#### What is needed
Please transcribe the data that follows without the pictures, keeping every word the same.

#### Dataset section

+++

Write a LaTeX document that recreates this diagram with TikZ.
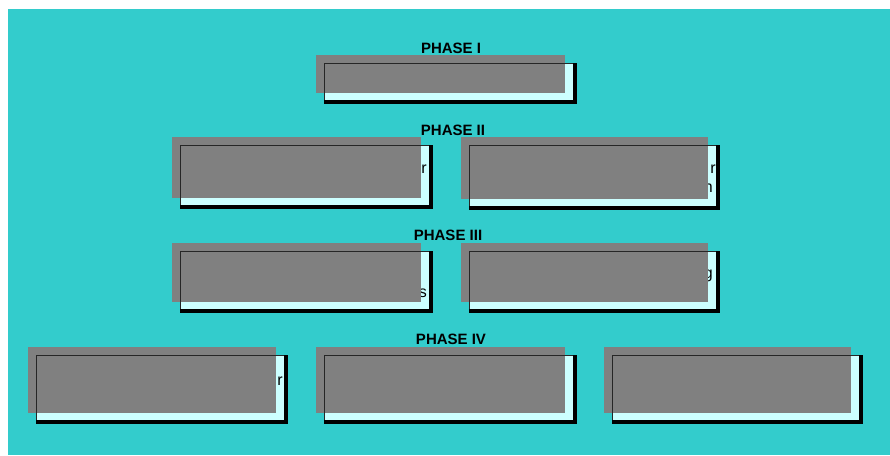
\documentclass[tikz,border=0pt]{standalone}
\usepackage{fontspec}
\setmainfont{Liberation Sans}
\definecolor{bgteal}{HTML}{33CCCC}
\definecolor{lcyan}{HTML}{CCFFFF}
\definecolor{cover}{HTML}{808080}
\tikzset{
  lbox/.style={draw=black, line width=1pt, fill=lcyan, inner sep=0pt, outer sep=0pt, anchor=north west},
  phaselabel/.style={font=\fontsize{15}{17}\selectfont\bfseries, inner sep=0pt, text=black},
  frag/.style={font=\fontsize{16}{18}\selectfont, inner sep=0pt, anchor=base east, text=black},
  edge/.style={line width=1pt, draw=black!85}
}
\newcommand{\framebars}[1]{%
  \fill[black] (#1.north east) rectangle ([shift={(4,4)}]#1.south east);
  \fill[black] (#1.south west) rectangle ([shift={(4,4)}]#1.south east);}
\newcommand{\coverbox}[1]{%
  \fill[cover] ([shift={(-8,-8)}]#1.north west) rectangle ([shift={(-8,-7)}]#1.south east);
  \draw[edge] (#1.south west) |- (#1.north east);}
\begin{document}
\begin{tikzpicture}[x=1pt,y=-1pt]
\useasboundingbox (0,0) rectangle (890,455);
\fill[white] (0,0) rectangle (890,455);
\fill[bgteal] (8,9) rectangle (890,455);
% labels
\node[phaselabel] (l1) at (451,48) {PHASE I};
\node[phaselabel] (l2) at (453,130) {PHASE II};
\node[phaselabel] (l3) at (448,235) {PHASE III};
\node[phaselabel] (l4) at (451,339) {PHASE IV};
% boxes
\node[lbox, minimum width=249, minimum height=37] (p1) at (324,63) {};
\node[lbox, minimum width=249, minimum height=60] (p2a) at (180,145) {};
\node[lbox, minimum width=247, minimum height=61] (p2b) at (469,145) {};
\node[lbox, minimum width=249, minimum height=58] (p3a) at (180,251) {};
\node[lbox, minimum width=247, minimum height=58] (p3b) at (469,251) {};
\node[lbox, minimum width=248, minimum height=65] (p4a) at (36,355) {};
\node[lbox, minimum width=249, minimum height=65] (p4b) at (324,355) {};
\node[lbox, minimum width=247, minimum height=65] (p4c) at (612,355) {};
\framebars{p1}
\framebars{p2a}
\framebars{p2b}
\framebars{p3a}
\framebars{p3b}
\framebars{p4a}
\framebars{p4b}
\framebars{p4c}
% visible text fragments
\node[frag] (f1) at (427,173) {r};
\node[frag] (f2) at (716,173) {r};
\node[frag] (f3) at (713,192) {n};
\node[frag] (f4) at (427,297) {s};
\node[frag] (f5) at (713,278) {g};
\node[frag] (f6) at (283,385) {r};
% covers
\coverbox{p1}
\coverbox{p2a}
\coverbox{p2b}
\coverbox{p3a}
\coverbox{p3b}
\coverbox{p4a}
\coverbox{p4b}
\coverbox{p4c}
\end{tikzpicture}
\end{document}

+++

#### Exercise answer
Write a LaTeX document that recreates this diagram with TikZ.
\documentclass[tikz,border=0pt]{standalone}
\usepackage{fontspec}
\setmainfont{Liberation Sans}
\definecolor{bgteal}{HTML}{33CCCC}
\definecolor{lcyan}{HTML}{CCFFFF}
\definecolor{cover}{HTML}{808080}
\tikzset{
  lbox/.style={draw=black, line width=1pt, fill=lcyan, inner sep=0pt, outer sep=0pt, anchor=north west},
  phaselabel/.style={font=\fontsize{15}{17}\selectfont\bfseries, inner sep=0pt, text=black},
  frag/.style={font=\fontsize{16}{18}\selectfont, inner sep=0pt, anchor=base east, text=black},
  edge/.style={line width=1pt, draw=black!85}
}
\newcommand{\framebars}[1]{%
  \fill[black] (#1.north east) rectangle ([shift={(4,4)}]#1.south east);
  \fill[black] (#1.south west) rectangle ([shift={(4,4)}]#1.south east);}
\newcommand{\coverbox}[1]{%
  \fill[cover] ([shift={(-8,-8)}]#1.north west) rectangle ([shift={(-8,-7)}]#1.south east);
  \draw[edge] (#1.south west) |- (#1.north east);}
\begin{document}
\begin{tikzpicture}[x=1pt,y=-1pt]
\useasboundingbox (0,0) rectangle (890,455);
\fill[white] (0,0) rectangle (890,455);
\fill[bgteal] (8,9) rectangle (890,455);
% labels
\node[phaselabel] (l1) at (451,48) {PHASE I};
\node[phaselabel] (l2) at (453,130) {PHASE II};
\node[phaselabel] (l3) at (448,235) {PHASE III};
\node[phaselabel] (l4) at (451,339) {PHASE IV};
% boxes
\node[lbox, minimum width=249, minimum height=37] (p1) at (324,63) {};
\node[lbox, minimum width=249, minimum height=60] (p2a) at (180,145) {};
\node[lbox, minimum width=247, minimum height=61] (p2b) at (469,145) {};
\node[lbox, minimum width=249, minimum height=58] (p3a) at (180,251) {};
\node[lbox, minimum width=247, minimum height=58] (p3b) at (469,251) {};
\node[lbox, minimum width=248, minimum height=65] (p4a) at (36,355) {};
\node[lbox, minimum width=249, minimum height=65] (p4b) at (324,355) {};
\node[lbox, minimum width=247, minimum height=65] (p4c) at (612,355) {};
\framebars{p1}
\framebars{p2a}
\framebars{p2b}
\framebars{p3a}
\framebars{p3b}
\framebars{p4a}
\framebars{p4b}
\framebars{p4c}
% visible text fragments
\node[frag] (f1) at (427,173) {r};
\node[frag] (f2) at (716,173) {r};
\node[frag] (f3) at (713,192) {n};
\node[frag] (f4) at (427,297) {s};
\node[frag] (f5) at (713,278) {g};
\node[frag] (f6) at (283,385) {r};
% covers
\coverbox{p1}
\coverbox{p2a}
\coverbox{p2b}
\coverbox{p3a}
\coverbox{p3b}
\coverbox{p4a}
\coverbox{p4b}
\coverbox{p4c}
\end{tikzpicture}
\end{document}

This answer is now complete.